### [Data extract]
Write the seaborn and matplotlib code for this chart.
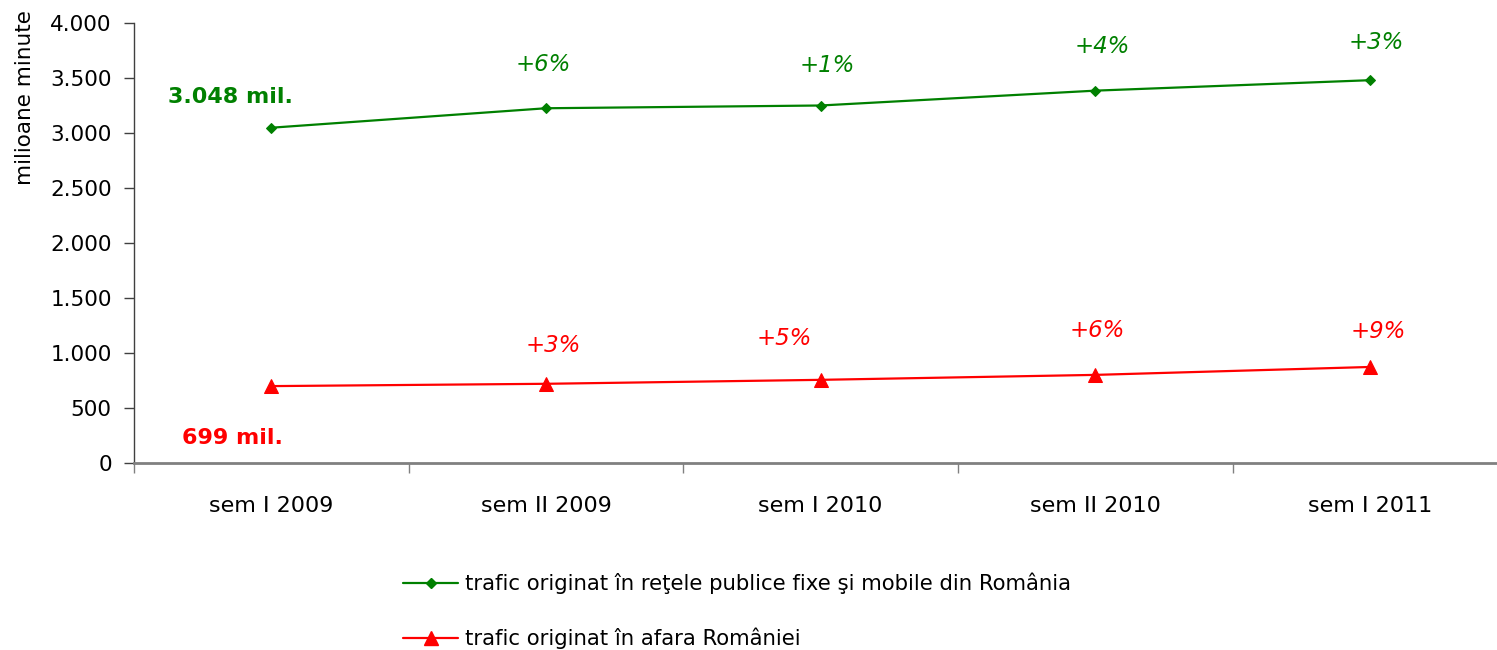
import matplotlib
matplotlib.use("Agg")
import matplotlib.pyplot as plt
import seaborn as sns
import pandas as pd
from matplotlib.lines import Line2D
from matplotlib.ticker import FuncFormatter, MultipleLocator, FixedLocator

# ---- data ----
categories = ["sem I 2009", "sem II 2009", "sem I 2010", "sem II 2010", "sem I 2011"]
domestic = [3048, 3225, 3250, 3385, 3480]
foreign = [699, 720, 756, 801, 873]
domestic_growth = ["+6%", "+1%", "+4%", "+3%"]
foreign_growth = ["+3%", "+5%", "+6%", "+9%"]
series_names = ["trafic originat în reţele publice fixe şi mobile din România",
                "trafic originat în afara României"]
start_labels = ["3.048 mil.", "699 mil."]
y_label = "milioane minute"

# ---- layout (label placement) ----
dom_growth_pos = [(0.99, 3627), (2.025, 3618), (3.027, 3782), (4.025, 3827)]
for_growth_pos = [(1.027, 1064), (1.869, 1136), (3.009, 1209), (4.03, 1200)]
start_pos = [(-0.15, 3327), (-0.14, 227)]

GREEN = "#008000"
RED = "#FF0000"

sns.set_theme(style="white")
plt.rcParams["font.family"] = ["DejaVu Sans"]
plt.rcParams["text.color"] = "black"
plt.rcParams["xtick.color"] = "black"
plt.rcParams["ytick.color"] = "black"
plt.rcParams["axes.labelcolor"] = "black"

df = pd.DataFrame({
    "cat": categories * 2,
    "val": domestic + foreign,
    "series": [series_names[0]] * len(categories) + [series_names[1]] * len(categories),
})

fig = plt.figure(figsize=(14.97, 6.5), dpi=100)
ax = fig.add_axes([134 / 1497, 1 - 463 / 650, 1 - 134 / 1497, (463 - 23) / 650])

sns.lineplot(data=df[df.series == series_names[0]], x="cat", y="val", ax=ax,
             color=GREEN, marker="D", markersize=5.5, markeredgecolor=GREEN,
             linewidth=1.6, sort=False, legend=False)
sns.lineplot(data=df[df.series == series_names[1]], x="cat", y="val", ax=ax,
             color=RED, marker="^", markersize=10, markeredgecolor=RED,
             linewidth=1.6, sort=False, legend=False)

ax.set_xlim(-0.5, 4.463)
ax.set_ylim(0, 4000)

# y axis
ax.yaxis.set_major_locator(MultipleLocator(500))
ax.yaxis.set_major_formatter(FuncFormatter(lambda v, p: f"{int(v):,}".replace(",", ".")))
ax.tick_params(axis="y", which="major", direction="out", length=7, width=1,
               color="#404040", labelsize=15.5, pad=9, left=True)

# x axis: labels at centers, tick marks at boundaries
ax.xaxis.set_major_locator(FixedLocator(range(len(categories))))
ax.set_xticklabels(categories)
ax.xaxis.set_minor_locator(FixedLocator([i - 0.5 for i in range(len(categories) + 1)]))
ax.tick_params(axis="x", which="major", length=0, labelsize=16, pad=24)
ax.tick_params(axis="x", which="minor", direction="out", length=7, width=1,
               color="#808080", bottom=True)

for s in ["top", "right"]:
    ax.spines[s].set_visible(False)
ax.spines["left"].set_color("#404040")
ax.spines["left"].set_linewidth(1)
ax.spines["bottom"].set_color("#808080")
ax.spines["bottom"].set_linewidth(2)
ax.set_xlabel("")
ax.set_ylabel(y_label, fontsize=15.5)
ax.yaxis.set_label_coords(-0.0726, 0.83)
ax.grid(False)

# annotations
for (x, y), t in zip(dom_growth_pos, domestic_growth):
    ax.text(x, y, t, color=GREEN, fontsize=16.5, style="italic", ha="center", va="center")
for (x, y), t in zip(for_growth_pos, foreign_growth):
    ax.text(x, y, t, color=RED, fontsize=16.5, style="italic", ha="center", va="center")
ax.text(*start_pos[0], start_labels[0], color=GREEN, fontsize=16, fontweight="bold",
        ha="center", va="center")
ax.text(*start_pos[1], start_labels[1], color=RED, fontsize=16, fontweight="bold",
        ha="center", va="center")

# legend
handles = [
    Line2D([], [], color=GREEN, marker="D", markersize=5.5, linewidth=1.6),
    Line2D([], [], color=RED, marker="^", markersize=10, linewidth=1.6),
]
fig.legend(handles, series_names, loc="upper left",
           bbox_to_anchor=(403 / 1497, 1 - 573 / 650), frameon=False,
           fontsize=15.3, handlelength=2.6, handletextpad=0.3, labelspacing=1.55,
           borderpad=0, borderaxespad=0)

fig.savefig("out.png", dpi=100)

### [Goal]
From the first line above through the line containing "from matplotlib.ticker import", copy everything exactly, without the pictures.

### [Result for this exercise]
Write the seaborn and matplotlib code for this chart.
import matplotlib
matplotlib.use("Agg")
import matplotlib.pyplot as plt
import seaborn as sns
import pandas as pd
from matplotlib.lines import Line2D
from matplotlib.ticker import FuncFormatter, MultipleLocator, FixedLocator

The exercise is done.